I’m named Carter Burwell. I am a composer of music for films. Composer’s kind of a big word. I started as just being a musician, got together with some friends from college and started playing in bands — punk rock bands, things like that. Even if we were making things up, we would never have dreamt of calling ourselves composers. But after I worked on my first film, which was “Blood Simple” with the Coen brothers, your title comes up on the screen, it says composer, so as of that day, I guess I was a composer.

This has now become a career, it was never something I intended to do. The business is, of course, different. I have an agent and people book me a year or more in advance sometimes to work on their films. Technologically what’s changed is that everything takes place inside of computers. The film itself is in a computer, it’s been edited on a computer, it’s been shot digitally, and I can synchronize my musical notes to within a frame or theoretically, a fraction of a frame of the picture so I can weave the music between lines of dialogue. And it’s all very exacting, and I’m kind of a perfectionist when it comes to this, so I enjoy all of that.

For myself usually, the first part of the process is getting a script, but typically I don’t — even though I read the script for conversation based on a script — I don’t actually write notes of music generally until they’ve shot the film and I’ve seen something. In a way, what I’m really looking for to see what’s missing. When I see the film, I’m thinking “What’s not there that music could bring?” Then I’ll typically sit at the piano and that’s where, because that’s my most comfortable instrument, that’s where I’ll develop some melodies, harmonies, general thematic ideas.

You could take the same melody and play it on clarinet, play it on a cello, play it on an electric guitar or piano, and it would have different effects. It feels different. They all bring out these emotions and memories, and that’s when we hear them. And when you put it against a movie, those emotions then change the movie, and that’s an important part of my job.

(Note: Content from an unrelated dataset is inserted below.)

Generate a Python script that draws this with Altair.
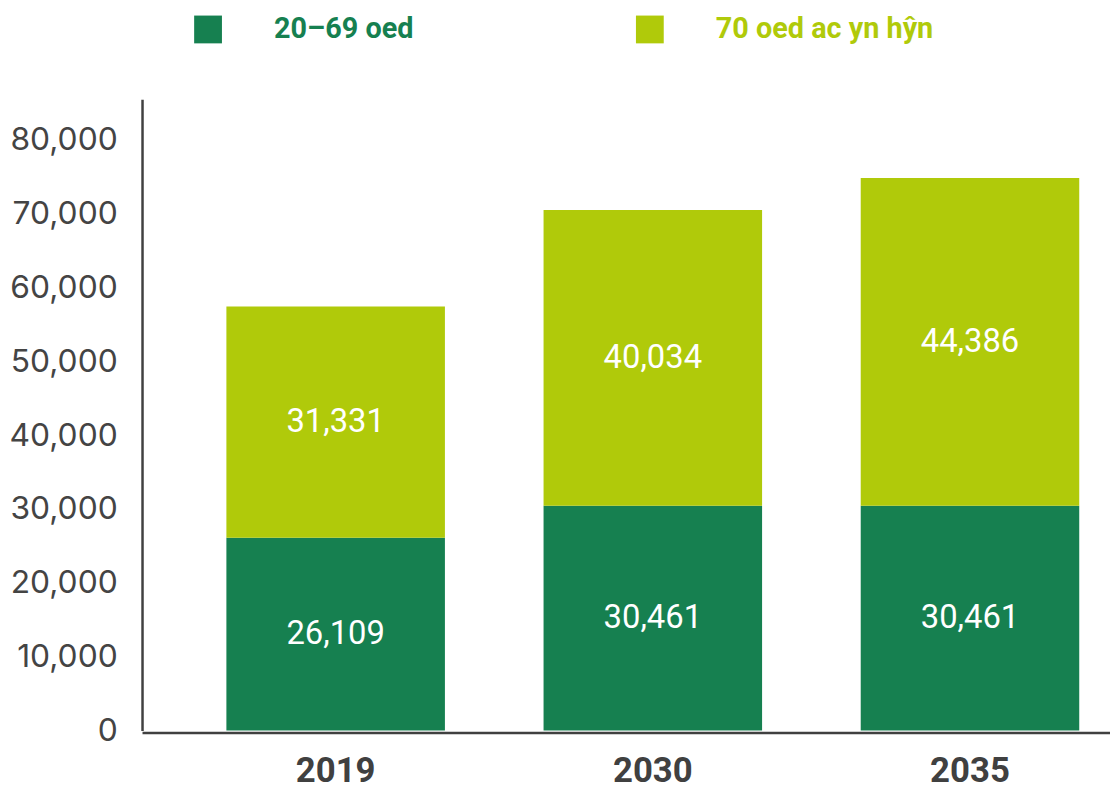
import altair as alt
import pandas as pd

years = ["2019", "2030", "2035"]
series = ["20–69 oed", "70 oed ac yn hŷn"]
young = [26109, 30461, 30461]
old = [31331, 40034, 44386]
colors = ["#168050", "#b0ca0a"]

rows = []
for i, yr in enumerate(years):
    rows.append({"year": yr, "group": series[0], "value": young[i], "order": 0})
    rows.append({"year": yr, "group": series[1], "value": old[i], "order": 1})
df = pd.DataFrame(rows)

label_expr = f"datum.value == '{series[0]}' ? '{colors[0]}' : '{colors[1]}'"

x_enc = alt.X(
    "year:N",
    sort=years,
    scale=alt.Scale(paddingInner=0.311, paddingOuter=0.266, range=[0, 1029]),
    axis=alt.Axis(
        title=None, labelAngle=0, ticks=False, labelFont="Roboto", labelFontWeight="bold",
        labelFontSize=35, labelColor="#404040", labelPadding=21, domainColor="#404040",
        domainWidth=2.5, offset=2,
    ),
)
y_scale = alt.Scale(domain=[0, 85500], nice=False)

bars = alt.Chart(df).mark_bar().encode(
    x=x_enc,
    y=alt.Y(
        "value:Q",
        stack="zero",
        scale=y_scale,
        axis=alt.Axis(
            title=None, values=list(range(0, 80001, 10000)), format=",.0f", ticks=False,
            grid=False, labelFont="Inter", labelFontSize=32, labelColor="#444444",
            labelPadding=25, domainColor="#404040", domainWidth=2.5,
        ),
    ),
    color=alt.Color(
        "group:N",
        scale=alt.Scale(domain=series, range=colors),
        legend=alt.Legend(
            title=None, orient="none", direction="horizontal", legendX=52, legendY=-85,
            symbolType="square", symbolSize=784, symbolStrokeWidth=0, symbolOpacity=1,
            labelFont="Roboto", labelFontWeight="bold", labelFontSize=29, labelLimit=500,
            labelColor=alt.ExprRef(label_expr), labelOffset=52, columnPadding=223,
            padding=0,
        ),
    ),
    order=alt.Order("order:Q"),
)

labels = alt.Chart(df).transform_stack(
    stack="value", groupby=["year"], as_=["v0", "v1"], sort=[alt.SortField("order")]
).transform_calculate(
    mid="(datum.v0 + datum.v1) / 2"
).mark_text(
    font="Roboto", fontSize=33, color="white", baseline="middle", align="center"
).encode(
    x=alt.X("year:N", sort=years),
    y=alt.Y("mid:Q", scale=y_scale),
    text=alt.Text("value:Q", format=","),
)

chart = alt.layer(bars, labels).properties(
    width=975, height=636,
    autosize=alt.AutoSizeParams(type="none"),
    padding={"left": 135, "top": 89, "right": 0, "bottom": 65},
).configure_view(stroke=None)

chart.save("out.html", embed_options={"renderer": "svg", "actions": False})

It’s an interesting test of a film to see how well it works without music. I think the best films typically do, but, of course, I’m glad they’ll still want some music in their films. A lot of the filmmakers that I work with are prepared for the idea that music can bring a thing that maybe they didn’t anticipate, and that takes some trust on their part, that I’m going to come to their film, which is, as you say, naked without music, and whatever I add is going to change it.

One of the things that I’ve noticed and a lot of the directors that I work with have noticed is that you pretty much know right away. The first spark is either there or it isn’t, and you put the melody against the picture, and either it’s working or it isn’t — and we almost always know instantaneously. It is like … there’s some kind of magic there.